A Separation of Aspiration and Reality

Internet is a no man’s land. It can also be a landscape, in which accidental connection can be established and miraculous bond can be built. people seek connection, and understanding more than ever in today’s world, where the entanglement of technological wires can leave us distracted, lead us astray, and where a split of seconds seems all there is that some of our so called “friends” are willing to spend on us. Unbeknownst to them, their frugality in the reciprocity department of an amicable relationship is gradually chipping away the foundation of what was once an intricate prelude to a beautifully shared life chapter.

Once in awhile, life brings us surprises. We may unexpectedly strike up a connection with someone on a different computer screen, whose longings match our own. In sharing our deepest secrets, darkest desires, and wildest dreams with that cyber stranger, we let go of our inhibition; a decision, made in the spur of a moment, which can lead us to embark on a daring adventure, or be back to haunt us by causing us to lament our lack of maturity and foresight.

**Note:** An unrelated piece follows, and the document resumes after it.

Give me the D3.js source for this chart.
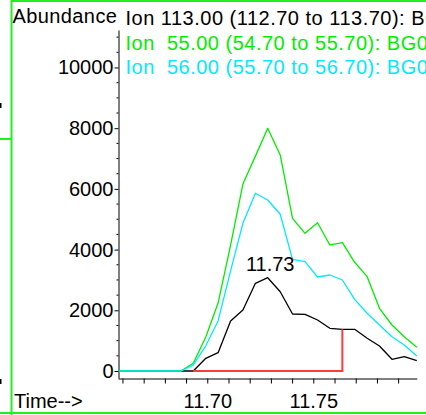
<!DOCTYPE html>
<html>
<head>
<meta charset="utf-8">
<script src="https://cdn.jsdelivr.net/npm/d3@7/dist/d3.min.js"></script>
<style>
  html, body { margin: 0; padding: 0; background: #fff; }
  svg { display: block; font-family: "Liberation Sans", Arial, sans-serif; }
  text { white-space: pre; }
</style>
</head>
<body>
<svg id="chart" width="426" height="415"></svg>
<script>
// ---- data ----
const times = [11.6583, 11.6641, 11.6700, 11.6758, 11.6817, 11.6876, 11.6934, 11.6993,
  11.7051, 11.7110, 11.7168, 11.7227, 11.7285, 11.7344, 11.7402, 11.7461, 11.7520,
  11.7578, 11.7637, 11.7695, 11.7754, 11.7812, 11.7871, 11.7929, 11.7988];
const ion113 = [0, 0, 0, 0, 0, 0, 0, 418, 603, 1647, 2010, 2890, 3074, 2613, 1878, 1868,
  1680, 1407, 1374, 1374, 1077, 824, 385, 471, 339];
const ion55 = [0, 0, 0, 0, 0, 0, 254, 1120, 2240, 4150, 6160, 7080, 7997, 7117, 5031, 4537,
  4886, 4152, 4227, 3582, 3107, 2066, 1516, 1130, 781];
const ion56 = [0, 0, 0, 0, 0, 0, 200, 830, 1650, 3300, 4866, 5855, 5634, 5163, 3680, 3601,
  3097, 3163, 2998, 2362, 1901, 1516, 1130, 857, 494];
const seriesNames = ["Ion 113.00 (112.70 to 113.70): BG0", "Ion  55.00 (54.70 to 55.70): BG0", "Ion  56.00 (55.70 to 56.70): BG0"];
const seriesColors = ["#000000", "#00ee00", "#00eaff"];
const yTicks = [0, 2000, 4000, 6000, 8000, 10000];
const yMinorTicks = [500, 1000, 1500, 2500, 3000, 3500, 4500, 5000, 5500, 6500, 7000, 7500, 8500, 9000, 9500, 10500, 11000];
const xTicks = [11.66, 11.67, 11.68, 11.69, 11.70, 11.71, 11.72, 11.73, 11.74, 11.75, 11.76, 11.77, 11.78, 11.79];
const xTickLabels = ["11.70", "11.75"];
const peakLabel = "11.73";
const integStart = 11.6934, integEnd = 11.7637, integEndValue = 1374;

// ---- drawing ----
const svg = d3.select("#chart");
const x = d3.scaleLinear().domain([11.6579, 11.7988]).range([118, 416.8]);
const y = d3.scaleLinear().domain([-230.6, 11235]).range([378, 30]);
const FONT = 20;

// frame (green borders of the panel)
const frame = svg.append("g").attr("stroke", "#22ee22").attr("stroke-width", 2).attr("fill", "none");
frame.append("line").attr("x1", 11).attr("x2", 426).attr("y1", 1).attr("y2", 1);
frame.append("line").attr("x1", 11.5).attr("x2", 11.5).attr("y1", 0).attr("y2", 415);
frame.append("line").attr("x1", 0).attr("x2", 426).attr("y1", 413).attr("y2", 413);
frame.append("line").attr("x1", 0).attr("x2", 11).attr("y1", 139).attr("y2", 139);
svg.append("rect").attr("x", 0).attr("y", 103).attr("width", 1.5).attr("height", 5).attr("fill", "#000");
svg.append("rect").attr("x", 0).attr("y", 379).attr("width", 1.5).attr("height", 5).attr("fill", "#000");

// y axis
const yAxis = d3.axisLeft(y).tickValues(yTicks).tickSize(4).tickSizeOuter(0).tickPadding(1)
  .tickFormat(d3.format("d"));
const gy = svg.append("g").attr("transform", "translate(118.5,0)").call(yAxis);
gy.selectAll("text").attr("font-size", FONT).attr("font-family", "Liberation Sans, Arial, sans-serif").attr("fill", "#000");
gy.selectAll("line, path").attr("stroke", "#000");
gy.selectAll(".minor").data(yMinorTicks).enter().append("line")
  .attr("x1", -2).attr("x2", 0).attr("y1", d => y(d)).attr("y2", d => y(d)).attr("stroke", "#000");

// x axis
const xAxis = d3.axisBottom(x).tickValues(xTicks).tickSize(5).tickSizeOuter(0).tickPadding(10)
  .tickFormat(d => { const s = d.toFixed(2); return xTickLabels.includes(s) ? s : ""; });
const gx = svg.append("g").attr("transform", "translate(0,378.5)").call(xAxis);
gx.selectAll("text").attr("font-size", FONT).attr("font-family", "Liberation Sans, Arial, sans-serif").attr("fill", "#000")
  .attr("dy", "0.71em");
gx.selectAll("line, path").attr("stroke", "#000");

// series lines
const seriesData = [ion113, ion55, ion56];
const line = d3.line().x((d, i) => x(times[i])).y(d => y(d));
[0, 1, 2].forEach(s => {
  svg.append("path").datum(seriesData[s]).attr("d", line)
    .attr("fill", "none").attr("stroke", seriesColors[s]).attr("stroke-width", 1.3)
    .attr("stroke-linejoin", "round");
});

// integration baseline (red)
svg.append("path")
  .attr("d", `M${x(integStart)},${y(0)}L${x(integEnd)},${y(0)}L${x(integEnd)},${y(integEndValue)}`)
  .attr("fill", "none").attr("stroke", "#ff3b3b").attr("stroke-width", 2);

// peak label
const pk = d3.maxIndex(ion113);
svg.append("text").attr("x", x(times[pk]) + 2.5).attr("y", y(ion113[pk]) - 7)
  .attr("text-anchor", "middle").attr("font-size", FONT).attr("fill", "#000").text(peakLabel);

// header texts
svg.append("text").attr("x", 12.5).attr("y", 23).attr("font-size", FONT).attr("letter-spacing", 0.4)
  .attr("fill", "#000").text("Abundance");
seriesNames.forEach((n, i) => {
  svg.append("text").attr("x", 125.5).attr("y", 25 + i * 24.5).attr("font-size", FONT)
    .attr("letter-spacing", 0.5).attr("fill", seriesColors[i]).text(n);
});
svg.append("text").attr("x", 14).attr("y", 408).attr("font-size", FONT).attr("fill", "#000").text("Time-->");
</script>
</body>
</html>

Having maturity is a subject matter, amongst many others, that is responsible for making us feel happy or otherwise. I understand the importance of being happy; that being said, I wonder whether or not we have gotten to a point, where we, collectively, tend to over-emphasize, out of balance, on the subject of happiness. This over-emphasis causes a separation between the aspiration and reality, the fallout of which leads even more of us to feel unhappy being who we are, doing what we do, and living where we live.

We are all aspired to be happy. Yes, I use the word, aspire, because being happy, in this day and age, can sometimes feel like a chore for many of us.

I was listening to BBC London radio last night. A late night talk show host chose a subject to arouse his listeners interest: Is early forties the unhappiest time in a person’s life?

In my opinion, once we hit the double digits, age wise, it is really difficult to be one hundred percent happy just like the carefree child that we all once were. To some extent, I believe that we are collectively brainwashed by the society at large into thinking that every decade is ushered in with more uncertainties and responsibilities, of which is usually translated to more sadness than joy.

In our teenage years, the beginning of our hormonal changes, and formation of our individual self-identity makes us confused and feel like a rebel. In our twenties, the residues of our teenage angst, compounded with newly found adult responsibilities keep flaming our deepest fire. In our thirties, the ever-growing self-imposed pressures, along with the formal assumption of conventional, traditional professional and family roles burden, incessantly, our cerebral health and well-being. In our forties, the reality of approaching a mid-life crisis depresses us before the time even arrives.

Can we ever be happy, in its truest sense without a tad of sadness, burden, or worry in our adulthood? I am unsure that I have an answer to this question.